For those in the reviewing, blogging, or writing business the name Kathleen Hale has achieved a special kind of infamy lately. This is not where I weigh in on her, her actions, or her antagonist. Yes, I read about the antics and I can say that, as a writer, there’s nothing more infuriating than a bad review without substance or justification. Some people are dicks, plain and simple, and get off on making other people miserable. Yet if nobody ever posted their thoughts when something failed to blow their skirt up, how would I find opinions on products I’m interested in buying?
Set the buying aside, how about producing? I write books, and without feedback I have only my editor and my personal opinion on how my finished product turns out. Every book is a learning experience in how to get better at what I do, from grammar to content to writing style. My editors, beta readers, and fans are invaluable to me. I love hearing what worked and what didn’t. And if that means reading about it in a review, then that’s what I’ll do. Even a bad review. As Rocky Balboa said, “It ain’t about how hard you can hit, it’s about how hard you can be hit and keep going.”
That’s life, my friends. And a minor jab I took yesterday was from a great blogger / reviewer by the name of Angus Day. He read Voidhawk, my first published novel. I cringe whenever somebody tells me they read it – that was written five or six years ago and I’ve improved so much since then! But people continue to love it. In fact, I had another email a few days ago from a man who read Voidhawk and stated that based on that book alone he would buy and read anything with my name on it. How cool is that?
But back to Angus. His review was positive. 3 out of 5 stars, and I believe he stated the middle of the road rating came from typos and grammatical problems in the book. Since he reached out to me directly in a message I was happy to talk to him about it and learn more about his concerns. That’s the kind of feedback that I strive for. Something to make me better. I address many of the issues raised and re-submitted Voidhawk to Amazon last night with the corrections. That’s the awesome thing about the age of the ebook – I can turn things around that fast.
So thank you, Angus, both for your kind words and for your critique. It was well deserved. As for my readers or potential readers, go try out Voidhawk, it’s free on Amazon and in spite of my cringing I will say that every time I revisit that first novel I’m caught up in just how entertaining it is. And it’s got six sequels, with a seventh burning away in the back of my head and waiting in line to be turned into a living thing.

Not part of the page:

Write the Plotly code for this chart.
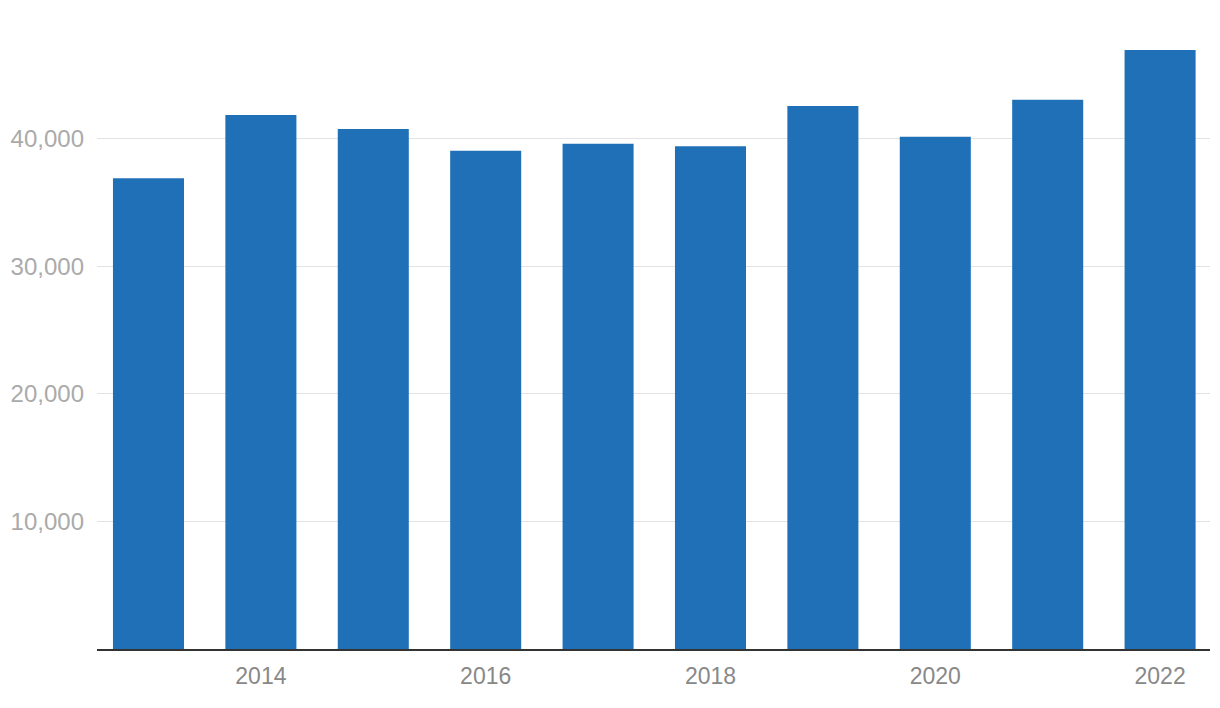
import plotly.graph_objects as go

years = [2013, 2014, 2015, 2016, 2017, 2018, 2019, 2020, 2021, 2022]
values = [36900, 41850, 40750, 39050, 39600, 39400, 42550, 40150, 43050, 46950]
y_ticks = [10000, 20000, 30000, 40000]
y_tick_labels = ["10,000", "20,000", "30,000", "40,000"]
x_ticks = [2014, 2016, 2018, 2020, 2022]

fig = go.Figure(
    go.Bar(x=years, y=values, marker=dict(color="#2070b8", line=dict(width=0)))
)

# page body has an 8px default margin, so the figure is 8px smaller and margins adjusted
fig.update_layout(
    width=1212,
    height=700,
    margin=dict(l=89, r=10, t=3, b=59),
    paper_bgcolor="white",
    plot_bgcolor="white",
    bargap=0.368,
    showlegend=False,
    font=dict(family="Liberation Sans, Arial, sans-serif"),
)

fig.update_xaxes(
    range=[2012.542, 2022.444],
    tickvals=x_ticks,
    ticktext=[str(v) for v in x_ticks],
    showgrid=False,
    showline=True,
    linecolor="#333333",
    linewidth=2,
    ticks="",
    ticklabelstandoff=5,
    tickfont=dict(size=23, color="#888888"),
    zeroline=False,
)

fig.update_yaxes(
    range=[0, 50000],
    tickvals=y_ticks,
    ticktext=y_tick_labels,
    showgrid=True,
    gridcolor="#e3e3e3",
    gridwidth=1,
    showline=False,
    zeroline=False,
    ticks="",
    ticklabelstandoff=12,
    tickfont=dict(size=24, color="#aaaaaa"),
)

fig.write_html("out.html")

In addition to my day job and writing I also own Novel Concept Publishing with J.E. Taylor. Jane is primarily the editor and person who determines the thumbs up or thumbs down on submissions, but she defers to me when it comes to science fiction and fantasy stories. Thus far we haven’t had a lot of stories in those genres submitted to us, but one early one came from Marc Hamlet and I jumped at the chance to help him out and publish The Capable Man. Great sales on it thus far have reinforced my decision. But that’s just filler and an attempt to drive a little more traffic Marc’s way. Now onto the crazy…
The nature of the game is that for every one title that is accepted, there are a greater number that get turned away. It’s not out of spite and it’s not because we’re afraid to take on the work. It’s because the manuscript just won’t work or it is need of so much editing that we don’t feel we can take it on. In some cases that disappoints me, because I see some potential in a story but I know it’s going to take too much work to bring it out and make it shine. Between my schedule and Jane’s we wouldn’t be able to devote the attention it requires. I had one of those just recently, in fact, and I’m hoping that writer takes the feedback I gave him to heart and acts on it.
Then there’s other submissions that won’t work because they read like a plate of spaghetti. Nothing makes sense, there’s no proper flow to it, the sentences are jumbled, and perhaps even accepted formatting standards are blatantly ignored. I had that recently too. My first thought was to suggest the author try writing it in a version of English I might understand, but I realized that might sound inappropriate. After all, writing a novel is a lot of work and putting that much effort into something deserves a degree of respect, even if it does read like a randomly generated spam comment.
So I sent a respectful rejection letter. There’s no such thing in NCP’s library as a form letter, everything we do is hand written and tailored to each person. We want to help out even those who aren’t ready yet, such as this case. I offered some feedback and suggestions, even a direction I thought the writer should take. At no point was I rude or belittling. The almost immediate response I received from the writer was:
“Piss off and get lost!!!!!”
My reaction? A moment of shock, a moment of sadness, and then laughter. What else can you do? I shared it with my wife, who went through the same emotional process I did, then I shared it with Jane. Her response turned into the title of this blog.
The lesson for writers everywhere is to keep an open mind. Take feedback in every form and use it to improve yourself. Equally importantly, act professional. Burning bridges and flying off the handle doesn’t get you far in the world. Unless this particular would-be writer can open their mind and learn to accept feedback, they’ll forever remain a would-be.